Proposal would mandate parent volunteering

In a Charleston, S.C. community, a proposal is before the school board that would require parents to put in eight hours of volunteering each school year.

by Rose Hamilton


For anyone who has every run a school event or fundraiser, you understand the importance of parent involvement. Chances are, you’ve felt the pain of not having enough volunteers. But, would it ever make sense to require parents to help out?
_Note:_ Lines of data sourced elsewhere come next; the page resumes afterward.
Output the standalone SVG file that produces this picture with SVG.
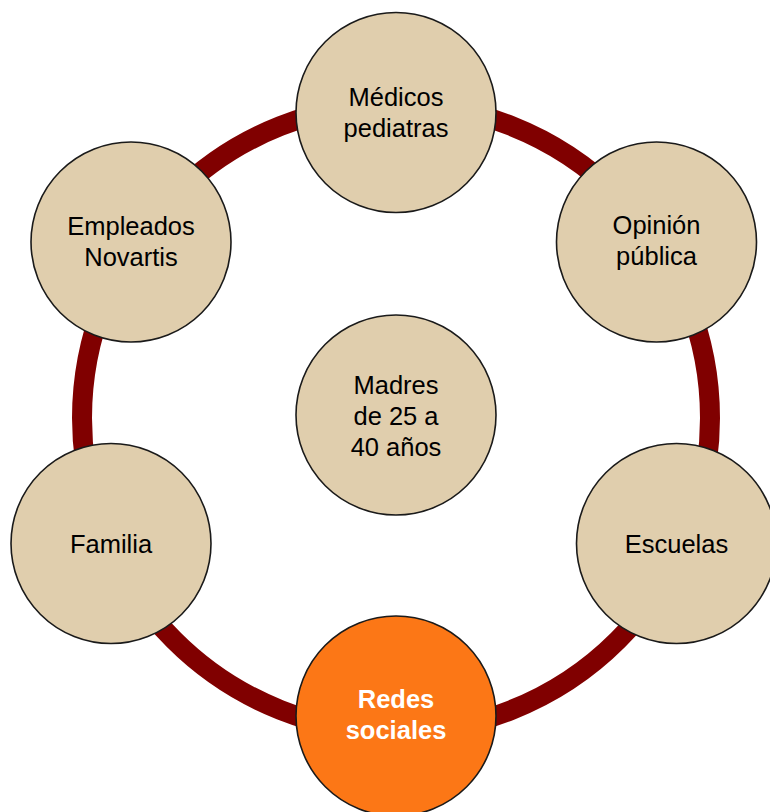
<svg xmlns="http://www.w3.org/2000/svg" width="770" height="812" viewBox="0 0 770 812">
<style>
.n{fill:#E0CEAD;stroke:#1a1a1a;stroke-width:1.6}
.hl{fill:#FC7716;stroke:#1a1a1a;stroke-width:1.6}
.t{font-family:"Liberation Sans",Arial,sans-serif;font-size:25.5px;fill:#000;text-anchor:middle}
.tw{font-family:"Liberation Sans",Arial,sans-serif;font-size:25.5px;font-weight:bold;fill:#fff;text-anchor:middle}
.ring{fill:none;stroke:#800000;stroke-width:20}
</style>
<rect width="770" height="812" fill="#fff"/>
<g id="connectors">
<circle class="ring" cx="396" cy="418" r="314"/>
</g>
<g id="medicos">
<circle class="n" cx="396" cy="112.5" r="100"/>
<text class="t" x="396" y="106">Médicos</text>
<text class="t" x="396" y="137">pediatras</text>
</g>
<g id="opinion">
<circle class="n" cx="656.5" cy="242" r="100"/>
<text class="t" x="656.5" y="234">Opinión</text>
<text class="t" x="656.5" y="265">pública</text>
</g>
<g id="escuelas">
<circle class="n" cx="676.5" cy="543.5" r="100"/>
<text class="t" x="676.5" y="553">Escuelas</text>
</g>
<g id="redes">
<circle class="hl" cx="396" cy="716" r="100"/>
<text class="tw" x="396" y="708">Redes</text>
<text class="tw" x="396" y="739">sociales</text>
</g>
<g id="familia">
<circle class="n" cx="111" cy="543.5" r="100"/>
<text class="t" x="111" y="553">Familia</text>
</g>
<g id="empleados">
<circle class="n" cx="131" cy="242" r="100"/>
<text class="t" x="131" y="235">Empleados</text>
<text class="t" x="131" y="266">Novartis</text>
</g>
<g id="madres">
<circle class="n" cx="396" cy="415" r="100"/>
<text class="t" x="396" y="394">Madres</text>
<text class="t" x="396" y="425">de 25 a</text>
<text class="t" x="396" y="456">40 años</text>
</g>
</svg>
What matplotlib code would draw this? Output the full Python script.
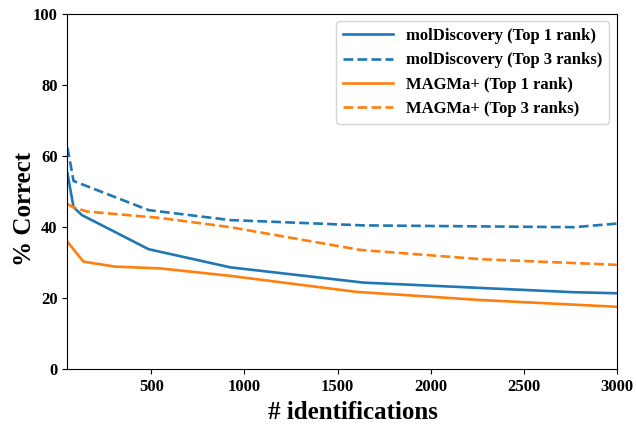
import matplotlib
matplotlib.use("Agg")
import matplotlib.pyplot as plt

# values
mol_top1_x = [50, 83, 128, 486, 924, 1640, 2768, 3000]
mol_top1_y = [55.2, 45.6, 43.4, 33.8, 28.7, 24.4, 21.7, 21.4]

mol_top3_x = [50, 83, 486, 924, 1640, 2768, 3000]
mol_top3_y = [62.4, 53.0, 44.8, 42.0, 40.5, 40.0, 41.0]

magma_top1_x = [50, 136, 307, 548, 924, 1600, 2267, 3000]
magma_top1_y = [35.9, 30.3, 28.9, 28.4, 26.3, 21.8, 19.5, 17.6]

magma_top3_x = [50, 83, 155, 548, 924, 1622, 2267, 3000]
magma_top3_y = [46.5, 45.6, 44.4, 42.6, 40.0, 33.6, 31.0, 29.4]

plt.rcParams['font.family'] = ['Liberation Serif', 'DejaVu Serif']
plt.rcParams['font.weight'] = 'bold'

fig = plt.figure(figsize=(6.36, 4.24), dpi=100)
ax = fig.add_axes([0.106, 0.129, 0.864, 0.838])

ax.plot(mol_top1_x, mol_top1_y, color='#1f77b4', lw=1.9, label='molDiscovery (Top 1 rank)')
ax.plot(mol_top3_x, mol_top3_y, color='#1f77b4', lw=1.9, ls='--', label='molDiscovery (Top 3 ranks)')
ax.plot(magma_top1_x, magma_top1_y, color='#ff7f0e', lw=1.9, label='MAGMa+ (Top 1 rank)')
ax.plot(magma_top3_x, magma_top3_y, color='#ff7f0e', lw=1.9, ls='--', label='MAGMa+ (Top 3 ranks)')

ax.set_xlim(50, 3000)
ax.set_ylim(0, 100)
ax.set_xticks([500, 1000, 1500, 2000, 2500, 3000])
ax.set_yticks([0, 20, 40, 60, 80, 100])
ax.tick_params(labelsize=12)
for lab in ax.get_xticklabels() + ax.get_yticklabels():
    lab.set_fontweight('bold')

ax.set_xlabel('# identifications', fontsize=18, fontweight='bold')
ax.set_ylabel('% Correct', fontsize=18, fontweight='bold')
ax.xaxis.set_label_coords(0.519, -0.088)
ax.yaxis.set_label_coords(-0.057, 0.451)

leg = ax.legend(loc='upper right', prop={'weight': 'bold', 'size': 12},
                handlelength=3.0, borderaxespad=0.45)

plt.savefig("out.png", dpi=100)
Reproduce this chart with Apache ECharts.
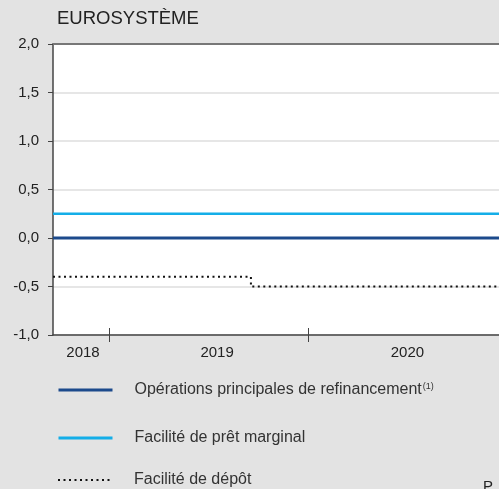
<!DOCTYPE html>
<html>
<head>
<meta charset="utf-8">
<script src="https://cdn.jsdelivr.net/npm/echarts@6/dist/echarts.min.js"></script>
<style>
  html, body { margin: 0; padding: 0; background: #e3e3e3; }
  #main { width: 499px; height: 489px; }
</style>
</head>
<body>
<div id="main"></div>
<script>
// visible window of the date axis
var xStart = "2018-09-20";
var xEnd = "2020-12-16";
var yearTicks = ["2019-01-01", "2020-01-01"];
var yearLabelPos = ["2018-11-14", "2019-07-18", "2020-07-01"];

// policy rates (%)
var mroDates = [xStart, xEnd];
var mroRates = [0, 0];
var mlfDates = [xStart, xEnd];
var mlfRates = [0.25, 0.25];
var dfDates = [xStart, "2019-09-18", xEnd];
var dfRates = [-0.4, -0.5, -0.5];

var names = [
  "Opérations principales de refinancement",
  "Facilité de prêt marginal",
  "Facilité de dépôt"
];

function ts(s) { return new Date(s + "T00:00:00Z").getTime(); }
function pairs(d, v) {
  return d.map(function (x, i) { return [ts(x), v[i]]; });
}

var chart = echarts.init(document.getElementById("main"));
var font = "Liberation Sans, Arial, sans-serif";

function dateAxis(extra) {
  var a = {
    type: "value",
    min: ts(xStart),
    max: ts(xEnd),
    offset: 0,
    splitLine: { show: false },
    axisLabel: { show: false },
    axisTick: { show: false }
  };
  for (var k in extra) a[k] = extra[k];
  return a;
}

function legendAt(i, top, lw) {
  return {
    orient: "vertical",
    left: 57,
    top: top,
    padding: 0,
    itemWidth: 54,
    itemHeight: 14,
    data: [names[i]],
    itemStyle: { opacity: 0 },
    lineStyle: { width: lw },
    textStyle: {
      fontSize: 16, color: "#333", fontFamily: font, padding: [0, 0, 0, 17],
      rich: { sup: { fontSize: 9, verticalAlign: "top", padding: [0, 0, 7, 1], color: "#333" } }
    },
    formatter: function (n) {
      return n === names[0] ? n + "{sup|(1)}" : n;
    }
  };
}

chart.setOption({
  backgroundColor: "#e3e3e3",
  animation: false,
  textStyle: { fontFamily: font },
  title: {
    text: "EUROSYSTÈME",
    left: 52,
    top: 4,
    textStyle: { fontSize: 18.5, fontWeight: "normal", color: "#222", fontFamily: font }
  },
  grid: {
    left: 53, top: 44, right: 0, bottom: 154,
    show: true, backgroundColor: "#fff", borderWidth: 0
  },
  legend: [legendAt(0, 382, 3), legendAt(1, 430, 3), legendAt(2, 472, 2)],
  xAxis: [
    dateAxis({
      position: "bottom",
      axisLine: { onZero: false, lineStyle: { color: "#444", width: 1.5 } },
      axisTick: {
        show: true,
        length: 7,
        lineStyle: { color: "#444" },
        customValues: yearTicks.map(ts)
      },
      axisLabel: {
        show: true,
        customValues: yearLabelPos.map(ts),
        formatter: function (v) { return String(new Date(v).getUTCFullYear()); },
        color: "#222",
        fontSize: 15,
        margin: 10
      }
    }),
    dateAxis({
      position: "bottom",
      axisLine: { show: false, onZero: false },
      axisTick: {
        show: true,
        inside: true,
        length: 7,
        lineStyle: { color: "#444" },
        customValues: yearTicks.map(ts)
      }
    }),
    dateAxis({
      position: "top",
      axisLine: { onZero: false, lineStyle: { color: "#777", width: 2 } }
    })
  ],
  yAxis: {
    type: "value",
    min: -1,
    max: 2,
    interval: 0.5,
    axisLine: { show: true, onZero: false, lineStyle: { color: "#444", width: 1.5 } },
    axisTick: { show: true, length: 5, lineStyle: { color: "#444" } },
    axisLabel: {
      color: "#222",
      fontSize: 15,
      margin: 14,
      formatter: function (v) { return v.toFixed(1).replace(".", ","); }
    },
    splitLine: { lineStyle: { color: "#dedede", width: 1.5 } }
  },
  series: [
    {
      name: names[0],
      type: "line",
      symbol: "none",
      data: pairs(mroDates, mroRates),
      lineStyle: { color: "#1c4a8c", width: 3 },
      itemStyle: { color: "#1c4a8c" },
      z: 4
    },
    {
      name: names[1],
      type: "line",
      symbol: "none",
      data: pairs(mlfDates, mlfRates),
      lineStyle: { color: "#14aee8", width: 2.5 },
      itemStyle: { color: "#14aee8" },
      z: 3
    },
    {
      name: names[2],
      type: "line",
      symbol: "none",
      step: "end",
      data: pairs(dfDates, dfRates),
      lineStyle: { color: "#111", width: 2, type: [2, 3.5] },
      itemStyle: { color: "#111" },
      z: 3
    }
  ],
  graphic: [
    {
      type: "text",
      left: 483,
      top: 479,
      style: { text: "P", fontSize: 15, fill: "#222", fontFamily: font }
    }
  ]
});
</script>
</body>
</html>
That question was just put before the School Board in Charleston County, S.C., by a group of parents who want the school district to require that parents and guardians volunteer eight hours of their time each school year. The School Board has no decision yet. The proposal goes as far as to suggest that parents be rated for having met their obligation as “highly engaged,’’ and, if they have not done their volunteering, to be labeled as "emerging.'' In Charleston County, reaction has been understandably mixed. The Parent Roundtable – the group promoting this concept – says the idea is to help parents understand how to get involved and it isn’t intended to be judgmental or punitive. That might be hard for some parents to swallow, giving the ratings system. Some parents questioned why the school district would want to create more work by establishing a volunteer tracking system. One parent went as far as to say schools “can not legislate morality.’’

While we’ve heard this mandatory approach has been successful in such environments as private and charter schools (parents opt in when they join the school) it also raises questions about the purpose of volunteers and it underscores how challenging it is to recruit and retain them.

Hey, we all wish we could get a 100% volunteer response like the folks in South Carolina want. But in the meantime, here’s a suggestion for a more down-to-earth alternative from PTO Today. It’s called 2 Hour Power, a free volunteer pledge program where you ask parents to each volunteer for two hours per year. The idea is that it's a manageable amount so it's easy to get people to agree. And if they have a positive experience, they're likely to volunteer a lot more.